It was a clear fall day when I drove through a dense suburban neighborhood toeing the border of Detroit and Hamtramck, Mich., to check on the first prototype of Afterhouse, one of ARCHITECT’s 2014 R+D Award winners. Rows of near identical early- to mid-20th-century blue-collar bungalows filled each block, but it was easy to spot 3347 Burnside Ave. It was the only site in the vicinity with new construction activity—a fact that has drawn curious neighbors—and the neighboring Burnside Farm is also a visual outlier, a mash-up of six lots that have been converted into a verdant community garden overseen by a bungalow-cum-farmhouse.
Afterhouse is an experimental model conceived by Ann Arbor, Mich.–based research and design collaborative Archolab to repurpose abandoned houses that, for reasons such as fire or neglect, cannot be salvaged for human occupancy. Detroit has no shortage of such properties; the city slated 3,400 former homes for demolition in 2014, according to Archolab.
Archolab’s Steven Mankouche, who’s also an associate professor of architecture at the University of Michigan, and Abigail Murray, an artist, are capitalizing on Detroit’s budding urban farm movement, one of many grassroots efforts to revitalize the city. Along with a cast of local neighbors-, artists-, and students-turned-builders, they want to reuse the concrete foundations of these structures—an energy-intensive building component to place as well as to demolish—as a starting point to build walipinis, or underground greenhouses that can operate year-round.

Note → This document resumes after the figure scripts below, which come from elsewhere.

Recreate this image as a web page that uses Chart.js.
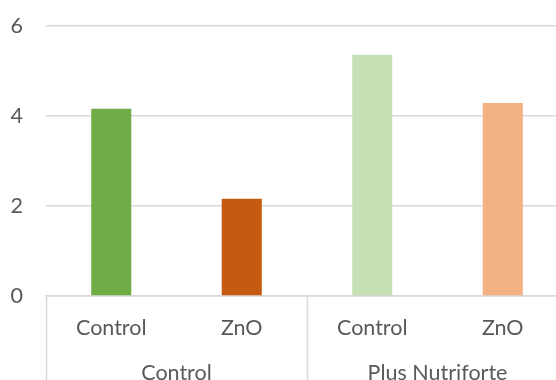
<!DOCTYPE html>
<html>
<head>
<meta charset="utf-8">
<script src="https://cdn.jsdelivr.net/npm/chart.js@4.4.1/dist/chart.umd.min.js"></script>
<style>
  html, body { margin: 0; padding: 0; background: #fff; overflow: hidden; }
  #wrap { width: 570px; height: 400px; position: relative; }
</style>
</head>
<body>
<div id="wrap"><canvas id="c" width="570" height="400"></canvas></div>
<script>
// Treatments (inner axis level) and supplement groups (outer axis level)
const treatments = ['Control', 'ZnO', 'Control', 'ZnO'];
const groups = ['Control', 'Plus Nutriforte'];
const values = [4.16, 2.16, 5.36, 4.29];
const barColors = ['#70AD47', '#C55A11', '#C5E0B4', '#F4B183'];
const yTicks = [0, 2, 4, 6];

const textColor = '#595959';
const lineColor = '#d9d9d9';
const fontFamily = 'Lato, "Open Sans", sans-serif';
const fontSize = 21.5;

// Vertical separators between the outer groups, below the plot area
const groupSeparators = {
  id: 'groupSeparators',
  afterDraw(chart) {
    const x = chart.scales.x;
    const ctx = chart.ctx;
    const step = x.getPixelForValue(1) - x.getPixelForValue(0);
    const per = treatments.length / groups.length;
    ctx.save();
    ctx.strokeStyle = lineColor;
    ctx.lineWidth = 1.5;
    for (let i = 0; i <= treatments.length; i += per) {
      const px = Math.round(x.getPixelForValue(0) + (i - 0.5) * step) + 0.5;
      ctx.beginPath();
      ctx.moveTo(px, chart.chartArea.bottom);
      ctx.lineTo(px, chart.height);
      ctx.stroke();
    }
    ctx.restore();
  }
};

new Chart(document.getElementById('c'), {
  type: 'bar',
  data: {
    labels: treatments,
    datasets: [{
      data: values,
      backgroundColor: barColors,
      borderWidth: 0,
      barPercentage: 0.307,
      categoryPercentage: 1.0
    }]
  },
  options: {
    responsive: false,
    animation: false,
    events: [],
    layout: { padding: { top: 26, left: 0, right: 2, bottom: 0 } },
    plugins: { legend: { display: false }, tooltip: { enabled: false } },
    scales: {
      y: {
        min: 0,
        max: 6,
        afterBuildTicks(scale) { scale.ticks = yTicks.map(v => ({ value: v })); },
        afterFit(scale) { scale.width = 46; },
        border: { display: false },
        grid: { color: lineColor, lineWidth: 1.5, drawTicks: true, tickLength: 23, tickColor: 'rgba(0,0,0,0)' },
        ticks: { color: textColor, padding: 0, font: { family: fontFamily, size: fontSize } }
      },
      x: {
        weight: 0,
        afterFit(scale) { scale.height = 56; },
        border: { display: true, color: lineColor, width: 1.5 },
        grid: { display: false },
        ticks: { color: textColor, padding: 11, maxRotation: 0, autoSkip: false, font: { family: fontFamily, size: fontSize } }
      },
      x2: {
        type: 'category',
        position: 'bottom',
        weight: 1,
        labels: groups,
        offset: true,
        afterFit(scale) { scale.height = 48; },
        border: { display: false },
        grid: { display: false },
        ticks: { color: textColor, padding: 0, maxRotation: 0, autoSkip: false, font: { family: fontFamily, size: fontSize } }
      }
    }
  },
  plugins: [groupSeparators]
});
</script>
</body>
</html>
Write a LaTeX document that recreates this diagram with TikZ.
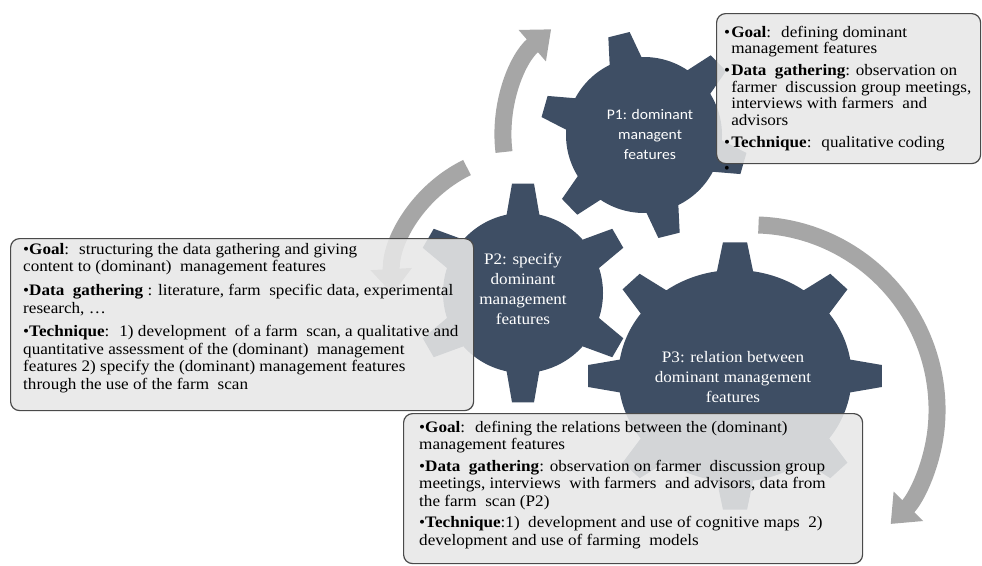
\documentclass[tikz,border=0pt]{standalone}
\usepackage{fontspec}
\setmainfont{Liberation Serif}
\newfontfamily\calibrifont{Carlito}
\usetikzlibrary{arrows.meta}
\definecolor{GearBlue}{HTML}{3E4E64}
\definecolor{CycleGray}{HTML}{A6A6A6}
\definecolor{BoxFill}{HTML}{E8E8E8}
\definecolor{BoxLine}{HTML}{4A4A4A}
\newcommand{\Gear}[7]{%
  \pgfmathsetmacro\gstep{360/#4}%
  \pgfmathsetmacro\gbase{deg(16.5/#5)}%
  \pgfmathsetmacro\gtip{deg(11/#6)}%
  \pgfmathtruncatemacro\glast{#4-1}%
  \fill[gearfill,shift={(#1,#2)},xscale=#3] ({#7-\gbase}:#5)
    \foreach \k in {0,...,\glast} {
      -- ({#7+\k*\gstep-\gtip}:#6) -- ({#7+\k*\gstep+\gtip}:#6)
      -- ({#7+\k*\gstep+\gbase}:#5)
      arc[start angle={#7+\k*\gstep+\gbase},end angle={#7+(\k+1)*\gstep-\gbase},radius=#5]
    } -- cycle;%
}
\newcommand{\WideText}[2]{\scalebox{1.07}[1]{\begin{tabular}{@{}#1@{}}#2\end{tabular}}}

\begin{document}
\begin{tikzpicture}[x=1pt,y=-1pt,
  cyclearrow/.style={draw=CycleGray,line width=17pt,-{Triangle[width=40pt,length=25pt]}},
  gearfill/.style={fill=GearBlue},
  gearlabel/.style={text=white,inner sep=0pt,font=\fontsize{16}{20}\selectfont},
  infobox/.style={draw=BoxLine,line width=1.2pt,rounded corners=9pt,fill=BoxFill,fill opacity=0.88,inner sep=0pt,anchor=north west},
  boxtext/.style={inner sep=0pt,anchor=north west,text=black}]
\path[use as bounding box,fill=white] (0,0) rectangle (982,565);

\coordinate (startA) at (504,152);
\coordinate (startB) at (467,167.5);
\coordinate (startC) at (758.5,225);
\draw[cyclearrow] (startA) arc[start angle=173,end angle=229,radius=140];
\draw[cyclearrow] (startB) arc[start angle=244,end angle=177,radius=133];
\draw[cyclearrow] (startC) arc[start angle=-88,end angle=5,radius=185]
  arc[start angle=5,end angle=45,radius=158];

\Gear{644}{135}{1}{6}{78}{104}{-104}
\Gear{523}{293}{1}{6}{80}{110}{-90}
\Gear{735}{376}{1.1}{8}{106}{134}{-90}

\node[gearlabel,font=\calibrifont\fontsize{14.6}{20}\selectfont] (p1) at (650,135) {\WideText{c}{P1: dominant\\managent\\features}};
\node[gearlabel] (p2) at (523,290) {\WideText{c}{P2: specify\\dominant\\management\\features}};
\node[gearlabel] (p3) at (733,378) {\WideText{c}{P3: relation between\\dominant management\\features}};

\node[infobox,minimum width=264,minimum height=150] (box1) at (716,13) {};
\node[infobox,minimum width=463,minimum height=172] (box2) at (10,238) {};
\node[infobox,minimum width=459,minimum height=150] (box3) at (403,413) {};

\node[boxtext,font=\fontsize{16}{16.5}\selectfont] (txt1) at (724,25.5) {\WideText{l}{%
•\kern1pt\textbf{Goal}:~ defining dominant\\
\phantom{•\kern1pt}management features\\[5.5pt]
•\kern1pt\textbf{Data~ gathering}: observation on\\
\phantom{•\kern1pt}farmer~ discussion group meetings,\\
\phantom{•\kern1pt}interviews with farmers~ and\\
\phantom{•\kern1pt}advisors\\[5.5pt]
•\kern1pt\textbf{Technique}:~ qualitative coding}};
\node[boxtext,anchor=base west,font=\fontsize{16}{16.5}\selectfont] (dot1) at (724,173) {•};

\node[boxtext,font=\fontsize{16}{17.8}\selectfont] (txt2) at (23,241.5) {\WideText{l}{%
•\textbf{Goal}:~ structuring the data gathering and giving\\
content to (dominant)~ management features\\[5.5pt]
•\textbf{Data~ gathering} : literature, farm~ specific data, experimental\\
research, …\\[5.5pt]
•\textbf{Technique}:~ 1) development~ of a farm~ scan, a qualitative and\\
quantitative assessment of the (dominant)~ management\\
features 2) specify the (dominant) management features\\
through the use of the farm~ scan}};

\node[boxtext,font=\fontsize{16}{17.5}\selectfont] (txt3) at (419,419.75) {\WideText{l}{%
•\textbf{Goal}:~ defining the relations between the (dominant)\\
management features\\[4pt]
•\textbf{Data~ gathering}: observation on farmer~ discussion group\\
meetings, interviews~ with farmers~ and advisors, data from\\
the farm~ scan (P2)\\[4pt]
•\textbf{Technique}:1)~ development and use of cognitive maps~ 2)\\
development and use of farming~ models}};
\end{tikzpicture}
\end{document}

Along with the repurposed foundation, the team plans to use donated and scrap structural insulated panels (SIPs) to insulate the foundation and floor, do-it-yourself trusses for structural framework, double-walled polycarbonate panels for roofing, and scrap hardwood cut-offs for a rainscreen. If successful, Afterhouse will give Burnside Farm a plot that could support citrus, olive, and fig trees and other tropical plants not often associated with Michigan.
Demolition of the site’s existing structure—a fire-ravaged house abandoned years prior—was initially slated for completion in early July. A local crew was hired for the demo, but due to unexpected existing conditions, the process of hand-salvaging materials such as the lumber, and scheduling issues, the process took longer than the anticipated few weeks. Cleaning the existing foundation floor and walls took additional time, as did puzzling together the donated SIP cut-offs along the structure perimeter.
Mankouche says that the goal now is to frame and temporarily close-in the Afterhouse for the winter. Though the initial plan was to bestow the greenhouse to Burnside Farm this year, Archolab is resigned to resuming construction next spring. After all, overcoming obstacles has a big and often serendipitous role in the R+D process.